*Description of the task*:
Copy exactly, and only, the lines between the start of the entries below and the line containing "const arrowRotation = afterLockdown.map((a, i)", both inclusive. Omit pictures.

*The data*:
— START —

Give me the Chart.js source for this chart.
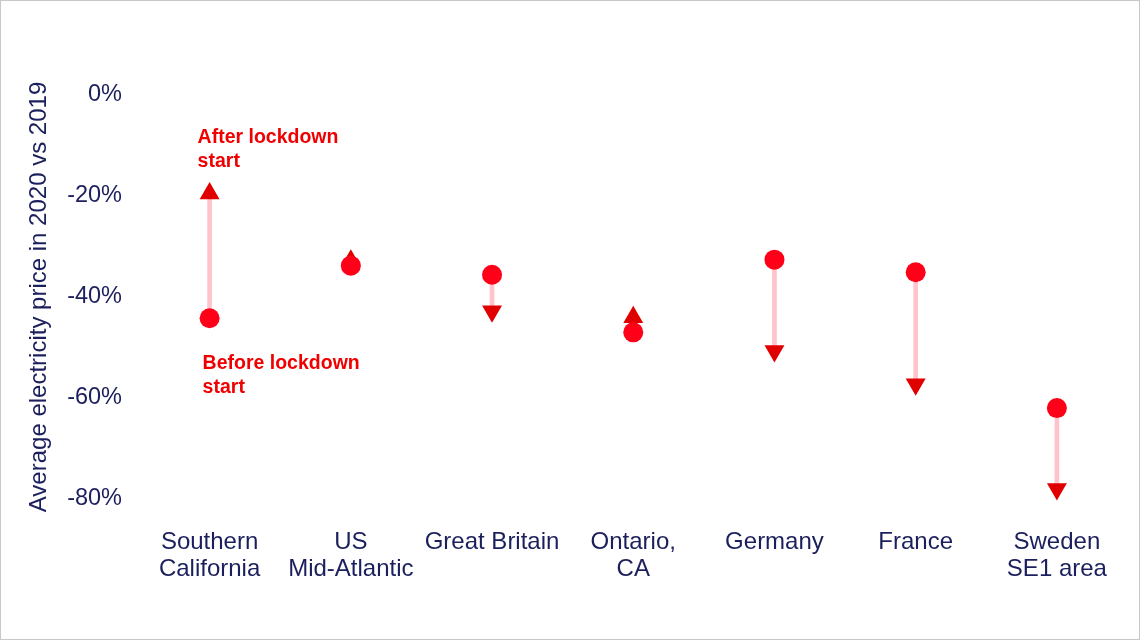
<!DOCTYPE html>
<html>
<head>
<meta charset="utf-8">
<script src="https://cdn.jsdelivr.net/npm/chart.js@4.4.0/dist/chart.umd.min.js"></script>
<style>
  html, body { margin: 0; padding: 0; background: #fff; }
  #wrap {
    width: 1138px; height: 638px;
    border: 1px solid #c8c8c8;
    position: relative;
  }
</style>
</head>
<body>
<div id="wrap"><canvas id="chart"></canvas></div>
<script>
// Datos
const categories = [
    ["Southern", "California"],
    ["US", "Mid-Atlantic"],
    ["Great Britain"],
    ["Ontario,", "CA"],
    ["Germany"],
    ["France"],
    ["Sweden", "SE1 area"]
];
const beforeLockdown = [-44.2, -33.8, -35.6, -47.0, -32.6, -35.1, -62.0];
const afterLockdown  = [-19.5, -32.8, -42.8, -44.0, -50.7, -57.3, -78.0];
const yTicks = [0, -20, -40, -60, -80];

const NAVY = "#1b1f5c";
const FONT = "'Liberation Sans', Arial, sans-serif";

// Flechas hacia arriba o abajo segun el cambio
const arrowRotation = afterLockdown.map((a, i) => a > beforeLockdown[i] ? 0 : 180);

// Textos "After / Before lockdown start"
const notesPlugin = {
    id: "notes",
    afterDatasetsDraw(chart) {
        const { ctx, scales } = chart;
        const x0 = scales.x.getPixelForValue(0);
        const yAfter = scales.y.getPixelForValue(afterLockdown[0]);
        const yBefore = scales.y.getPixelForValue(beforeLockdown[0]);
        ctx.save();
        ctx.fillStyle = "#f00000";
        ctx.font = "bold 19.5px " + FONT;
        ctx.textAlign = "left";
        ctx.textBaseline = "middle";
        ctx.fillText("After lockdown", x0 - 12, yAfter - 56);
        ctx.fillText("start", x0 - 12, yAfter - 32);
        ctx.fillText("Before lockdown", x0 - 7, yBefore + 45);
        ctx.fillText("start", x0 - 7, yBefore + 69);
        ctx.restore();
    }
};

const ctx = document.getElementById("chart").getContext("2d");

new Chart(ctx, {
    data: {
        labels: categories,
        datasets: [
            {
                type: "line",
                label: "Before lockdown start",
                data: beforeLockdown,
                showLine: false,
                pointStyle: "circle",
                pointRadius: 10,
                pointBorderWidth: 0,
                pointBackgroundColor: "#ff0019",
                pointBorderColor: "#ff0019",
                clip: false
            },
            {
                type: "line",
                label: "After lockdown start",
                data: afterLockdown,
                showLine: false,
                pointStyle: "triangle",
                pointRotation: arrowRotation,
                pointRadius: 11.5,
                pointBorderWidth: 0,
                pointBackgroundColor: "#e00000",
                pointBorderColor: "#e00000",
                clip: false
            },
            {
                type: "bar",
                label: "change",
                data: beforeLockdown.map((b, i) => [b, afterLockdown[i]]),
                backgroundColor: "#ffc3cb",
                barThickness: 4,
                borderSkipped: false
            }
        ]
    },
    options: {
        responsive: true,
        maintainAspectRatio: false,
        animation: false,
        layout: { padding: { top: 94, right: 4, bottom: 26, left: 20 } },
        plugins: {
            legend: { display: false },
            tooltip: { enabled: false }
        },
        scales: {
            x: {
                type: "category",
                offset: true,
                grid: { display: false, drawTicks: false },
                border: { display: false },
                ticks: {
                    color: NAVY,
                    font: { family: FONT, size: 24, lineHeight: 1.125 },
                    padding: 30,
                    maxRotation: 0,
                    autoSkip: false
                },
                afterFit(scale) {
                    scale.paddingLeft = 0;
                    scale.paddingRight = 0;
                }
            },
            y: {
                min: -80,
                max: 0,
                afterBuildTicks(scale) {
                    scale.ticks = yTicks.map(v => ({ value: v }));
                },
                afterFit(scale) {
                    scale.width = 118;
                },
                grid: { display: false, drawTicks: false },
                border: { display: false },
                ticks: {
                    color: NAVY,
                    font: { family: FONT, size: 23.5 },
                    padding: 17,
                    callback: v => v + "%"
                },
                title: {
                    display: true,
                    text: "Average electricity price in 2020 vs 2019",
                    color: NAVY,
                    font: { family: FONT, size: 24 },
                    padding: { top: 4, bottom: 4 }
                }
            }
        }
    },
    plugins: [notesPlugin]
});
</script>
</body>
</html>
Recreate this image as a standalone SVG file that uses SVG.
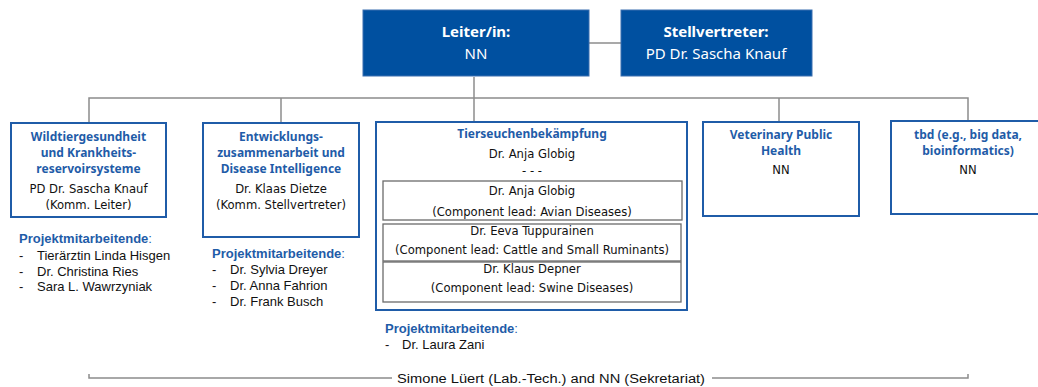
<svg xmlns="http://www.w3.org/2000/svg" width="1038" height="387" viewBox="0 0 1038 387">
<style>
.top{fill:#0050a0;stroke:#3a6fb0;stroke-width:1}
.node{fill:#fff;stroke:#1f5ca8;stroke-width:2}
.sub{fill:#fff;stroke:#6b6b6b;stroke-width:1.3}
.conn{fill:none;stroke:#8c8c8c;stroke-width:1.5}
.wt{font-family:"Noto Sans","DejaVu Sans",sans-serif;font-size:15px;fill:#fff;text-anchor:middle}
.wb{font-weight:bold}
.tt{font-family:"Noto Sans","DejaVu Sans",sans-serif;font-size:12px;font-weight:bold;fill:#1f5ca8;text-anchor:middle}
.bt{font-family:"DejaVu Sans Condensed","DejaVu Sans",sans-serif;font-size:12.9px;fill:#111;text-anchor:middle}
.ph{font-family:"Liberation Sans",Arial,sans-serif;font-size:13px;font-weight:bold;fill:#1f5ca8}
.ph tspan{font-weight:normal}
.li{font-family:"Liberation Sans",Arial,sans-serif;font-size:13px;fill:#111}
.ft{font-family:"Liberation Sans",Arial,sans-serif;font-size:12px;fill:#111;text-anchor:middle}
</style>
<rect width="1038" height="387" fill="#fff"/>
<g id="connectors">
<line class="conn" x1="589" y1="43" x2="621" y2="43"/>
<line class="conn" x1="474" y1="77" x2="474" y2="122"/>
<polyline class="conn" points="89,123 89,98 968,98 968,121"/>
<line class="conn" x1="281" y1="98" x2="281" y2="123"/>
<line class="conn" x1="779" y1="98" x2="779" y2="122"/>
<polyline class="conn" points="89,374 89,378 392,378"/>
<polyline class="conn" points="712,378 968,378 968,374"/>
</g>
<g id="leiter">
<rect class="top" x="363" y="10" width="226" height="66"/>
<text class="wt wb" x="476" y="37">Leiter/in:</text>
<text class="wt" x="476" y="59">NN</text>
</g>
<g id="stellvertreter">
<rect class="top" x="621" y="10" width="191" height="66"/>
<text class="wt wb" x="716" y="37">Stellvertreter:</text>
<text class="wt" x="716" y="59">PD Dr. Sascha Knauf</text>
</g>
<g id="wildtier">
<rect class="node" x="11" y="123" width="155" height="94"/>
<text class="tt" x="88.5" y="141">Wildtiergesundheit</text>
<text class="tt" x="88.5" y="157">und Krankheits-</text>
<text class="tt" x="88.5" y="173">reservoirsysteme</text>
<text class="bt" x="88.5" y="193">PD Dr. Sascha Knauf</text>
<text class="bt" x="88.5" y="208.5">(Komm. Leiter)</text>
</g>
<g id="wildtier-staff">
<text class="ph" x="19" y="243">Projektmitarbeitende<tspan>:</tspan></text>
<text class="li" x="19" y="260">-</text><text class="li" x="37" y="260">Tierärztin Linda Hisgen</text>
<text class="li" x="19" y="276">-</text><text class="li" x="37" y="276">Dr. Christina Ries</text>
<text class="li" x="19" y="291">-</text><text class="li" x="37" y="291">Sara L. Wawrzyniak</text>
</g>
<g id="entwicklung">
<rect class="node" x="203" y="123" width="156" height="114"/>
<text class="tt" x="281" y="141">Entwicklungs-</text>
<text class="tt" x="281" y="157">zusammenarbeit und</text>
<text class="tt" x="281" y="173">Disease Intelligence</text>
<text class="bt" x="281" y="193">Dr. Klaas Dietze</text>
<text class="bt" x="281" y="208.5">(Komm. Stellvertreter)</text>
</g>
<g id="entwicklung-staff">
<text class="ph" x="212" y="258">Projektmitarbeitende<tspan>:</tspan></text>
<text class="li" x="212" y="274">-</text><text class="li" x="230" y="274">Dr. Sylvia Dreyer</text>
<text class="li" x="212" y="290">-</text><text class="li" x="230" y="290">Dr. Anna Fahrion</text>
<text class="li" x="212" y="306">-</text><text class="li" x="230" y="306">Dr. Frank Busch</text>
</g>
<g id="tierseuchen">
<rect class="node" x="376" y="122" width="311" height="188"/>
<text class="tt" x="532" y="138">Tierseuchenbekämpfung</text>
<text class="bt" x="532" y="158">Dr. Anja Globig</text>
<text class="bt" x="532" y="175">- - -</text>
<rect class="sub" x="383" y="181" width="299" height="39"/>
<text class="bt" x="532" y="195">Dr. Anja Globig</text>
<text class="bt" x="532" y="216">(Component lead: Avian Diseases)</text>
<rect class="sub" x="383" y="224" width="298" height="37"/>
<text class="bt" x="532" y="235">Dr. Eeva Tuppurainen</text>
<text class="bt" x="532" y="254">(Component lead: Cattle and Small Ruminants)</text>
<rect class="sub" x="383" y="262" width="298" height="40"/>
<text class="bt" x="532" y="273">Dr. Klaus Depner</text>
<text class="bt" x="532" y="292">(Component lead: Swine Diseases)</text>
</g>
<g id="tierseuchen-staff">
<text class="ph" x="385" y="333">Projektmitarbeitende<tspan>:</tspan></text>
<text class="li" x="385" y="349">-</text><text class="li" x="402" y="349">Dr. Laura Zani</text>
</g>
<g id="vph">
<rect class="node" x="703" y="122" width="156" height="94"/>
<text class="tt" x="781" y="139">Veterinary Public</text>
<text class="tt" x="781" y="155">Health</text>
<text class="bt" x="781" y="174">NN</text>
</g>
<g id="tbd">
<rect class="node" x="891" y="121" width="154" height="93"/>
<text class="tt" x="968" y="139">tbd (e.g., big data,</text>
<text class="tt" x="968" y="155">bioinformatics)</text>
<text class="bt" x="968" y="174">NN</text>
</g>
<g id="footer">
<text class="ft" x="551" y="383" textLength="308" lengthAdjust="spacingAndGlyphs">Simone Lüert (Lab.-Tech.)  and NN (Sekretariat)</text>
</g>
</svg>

— END —

*Exercise answer*:
Give me the Chart.js source for this chart.
<!DOCTYPE html>
<html>
<head>
<meta charset="utf-8">
<script src="https://cdn.jsdelivr.net/npm/chart.js@4.4.0/dist/chart.umd.min.js"></script>
<style>
  html, body { margin: 0; padding: 0; background: #fff; }
  #wrap {
    width: 1138px; height: 638px;
    border: 1px solid #c8c8c8;
    position: relative;
  }
</style>
</head>
<body>
<div id="wrap"><canvas id="chart"></canvas></div>
<script>
// Datos
const categories = [
    ["Southern", "California"],
    ["US", "Mid-Atlantic"],
    ["Great Britain"],
    ["Ontario,", "CA"],
    ["Germany"],
    ["France"],
    ["Sweden", "SE1 area"]
];
const beforeLockdown = [-44.2, -33.8, -35.6, -47.0, -32.6, -35.1, -62.0];
const afterLockdown  = [-19.5, -32.8, -42.8, -44.0, -50.7, -57.3, -78.0];
const yTicks = [0, -20, -40, -60, -80];

const NAVY = "#1b1f5c";
const FONT = "'Liberation Sans', Arial, sans-serif";

// Flechas hacia arriba o abajo segun el cambio
const arrowRotation = afterLockdown.map((a, i) => a > beforeLockdown[i] ? 0 : 180);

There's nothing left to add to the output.